◆ Exercise objective: Lines after the one containing "fig = plt.figure(figsize=(W" are to be omitted; print exactly each line from the start of the records up to and including it.

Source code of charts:
+++

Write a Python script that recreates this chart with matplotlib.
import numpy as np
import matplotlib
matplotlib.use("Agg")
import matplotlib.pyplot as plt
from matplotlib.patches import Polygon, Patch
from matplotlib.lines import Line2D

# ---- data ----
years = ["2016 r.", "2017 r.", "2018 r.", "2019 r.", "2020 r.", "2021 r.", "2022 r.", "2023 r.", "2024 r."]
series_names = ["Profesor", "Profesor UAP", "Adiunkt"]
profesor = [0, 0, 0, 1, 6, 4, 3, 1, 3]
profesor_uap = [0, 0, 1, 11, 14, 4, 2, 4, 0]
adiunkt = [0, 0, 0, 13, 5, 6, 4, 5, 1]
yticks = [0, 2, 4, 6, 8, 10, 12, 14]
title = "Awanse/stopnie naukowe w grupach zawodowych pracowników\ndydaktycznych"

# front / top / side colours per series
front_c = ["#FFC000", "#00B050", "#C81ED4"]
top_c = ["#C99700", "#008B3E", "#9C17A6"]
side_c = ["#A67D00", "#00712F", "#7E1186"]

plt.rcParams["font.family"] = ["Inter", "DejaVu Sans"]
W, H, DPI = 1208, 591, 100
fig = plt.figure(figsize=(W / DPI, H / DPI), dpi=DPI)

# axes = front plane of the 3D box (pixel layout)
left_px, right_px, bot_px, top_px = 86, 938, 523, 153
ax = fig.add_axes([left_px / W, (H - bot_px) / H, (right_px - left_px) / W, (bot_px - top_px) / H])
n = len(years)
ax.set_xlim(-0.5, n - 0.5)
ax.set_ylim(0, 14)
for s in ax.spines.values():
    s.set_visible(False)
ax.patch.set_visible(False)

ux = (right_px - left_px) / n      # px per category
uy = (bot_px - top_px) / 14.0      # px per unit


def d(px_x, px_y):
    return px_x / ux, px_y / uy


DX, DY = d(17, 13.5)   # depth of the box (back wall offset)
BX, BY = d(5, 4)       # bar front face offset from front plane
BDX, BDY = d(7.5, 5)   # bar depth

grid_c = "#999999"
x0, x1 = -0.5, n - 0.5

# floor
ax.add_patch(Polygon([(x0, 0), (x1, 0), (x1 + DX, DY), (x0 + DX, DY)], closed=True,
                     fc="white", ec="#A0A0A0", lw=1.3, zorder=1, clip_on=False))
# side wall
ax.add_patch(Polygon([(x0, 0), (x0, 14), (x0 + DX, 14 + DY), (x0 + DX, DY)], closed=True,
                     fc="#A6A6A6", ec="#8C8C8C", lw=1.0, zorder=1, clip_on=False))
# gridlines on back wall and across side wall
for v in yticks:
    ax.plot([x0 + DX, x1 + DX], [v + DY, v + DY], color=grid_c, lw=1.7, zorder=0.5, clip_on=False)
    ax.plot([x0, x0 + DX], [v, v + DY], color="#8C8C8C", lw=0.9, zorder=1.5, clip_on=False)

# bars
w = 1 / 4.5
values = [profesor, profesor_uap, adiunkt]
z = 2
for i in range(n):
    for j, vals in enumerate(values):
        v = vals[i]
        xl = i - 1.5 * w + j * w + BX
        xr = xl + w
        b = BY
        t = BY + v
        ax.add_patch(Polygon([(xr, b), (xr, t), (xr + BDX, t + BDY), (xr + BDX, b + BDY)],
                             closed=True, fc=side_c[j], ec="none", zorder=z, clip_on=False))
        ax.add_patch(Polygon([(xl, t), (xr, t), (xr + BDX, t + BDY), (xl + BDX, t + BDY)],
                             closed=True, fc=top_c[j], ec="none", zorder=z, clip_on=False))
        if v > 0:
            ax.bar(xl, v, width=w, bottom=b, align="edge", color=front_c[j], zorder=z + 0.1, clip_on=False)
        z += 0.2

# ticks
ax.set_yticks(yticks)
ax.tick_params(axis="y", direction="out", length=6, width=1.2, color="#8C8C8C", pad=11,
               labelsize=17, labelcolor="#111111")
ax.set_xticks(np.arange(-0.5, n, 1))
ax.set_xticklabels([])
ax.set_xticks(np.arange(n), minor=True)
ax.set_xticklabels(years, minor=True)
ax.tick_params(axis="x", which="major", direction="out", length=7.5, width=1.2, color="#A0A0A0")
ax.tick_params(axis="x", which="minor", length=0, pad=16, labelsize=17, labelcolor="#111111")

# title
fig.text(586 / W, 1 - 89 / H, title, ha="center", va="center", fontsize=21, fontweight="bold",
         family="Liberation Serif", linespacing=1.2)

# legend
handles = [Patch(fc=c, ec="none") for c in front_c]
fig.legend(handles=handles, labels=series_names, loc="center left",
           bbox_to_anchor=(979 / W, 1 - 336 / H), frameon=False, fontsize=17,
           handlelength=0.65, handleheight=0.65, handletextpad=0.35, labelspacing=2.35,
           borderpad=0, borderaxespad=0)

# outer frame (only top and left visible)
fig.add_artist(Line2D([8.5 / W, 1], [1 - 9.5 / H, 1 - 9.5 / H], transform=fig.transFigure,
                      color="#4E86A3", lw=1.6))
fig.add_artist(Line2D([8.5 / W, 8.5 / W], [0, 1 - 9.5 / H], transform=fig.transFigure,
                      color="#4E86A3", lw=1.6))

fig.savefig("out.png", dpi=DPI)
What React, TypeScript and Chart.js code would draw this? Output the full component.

+++

◆ Answer for this exercise:
Write a Python script that recreates this chart with matplotlib.
import numpy as np
import matplotlib
matplotlib.use("Agg")
import matplotlib.pyplot as plt
from matplotlib.patches import Polygon, Patch
from matplotlib.lines import Line2D

# ---- data ----
years = ["2016 r.", "2017 r.", "2018 r.", "2019 r.", "2020 r.", "2021 r.", "2022 r.", "2023 r.", "2024 r."]
series_names = ["Profesor", "Profesor UAP", "Adiunkt"]
profesor = [0, 0, 0, 1, 6, 4, 3, 1, 3]
profesor_uap = [0, 0, 1, 11, 14, 4, 2, 4, 0]
adiunkt = [0, 0, 0, 13, 5, 6, 4, 5, 1]
yticks = [0, 2, 4, 6, 8, 10, 12, 14]
title = "Awanse/stopnie naukowe w grupach zawodowych pracowników\ndydaktycznych"

# front / top / side colours per series
front_c = ["#FFC000", "#00B050", "#C81ED4"]
top_c = ["#C99700", "#008B3E", "#9C17A6"]
side_c = ["#A67D00", "#00712F", "#7E1186"]

plt.rcParams["font.family"] = ["Inter", "DejaVu Sans"]
W, H, DPI = 1208, 591, 100
fig = plt.figure(figsize=(W / DPI, H / DPI), dpi=DPI)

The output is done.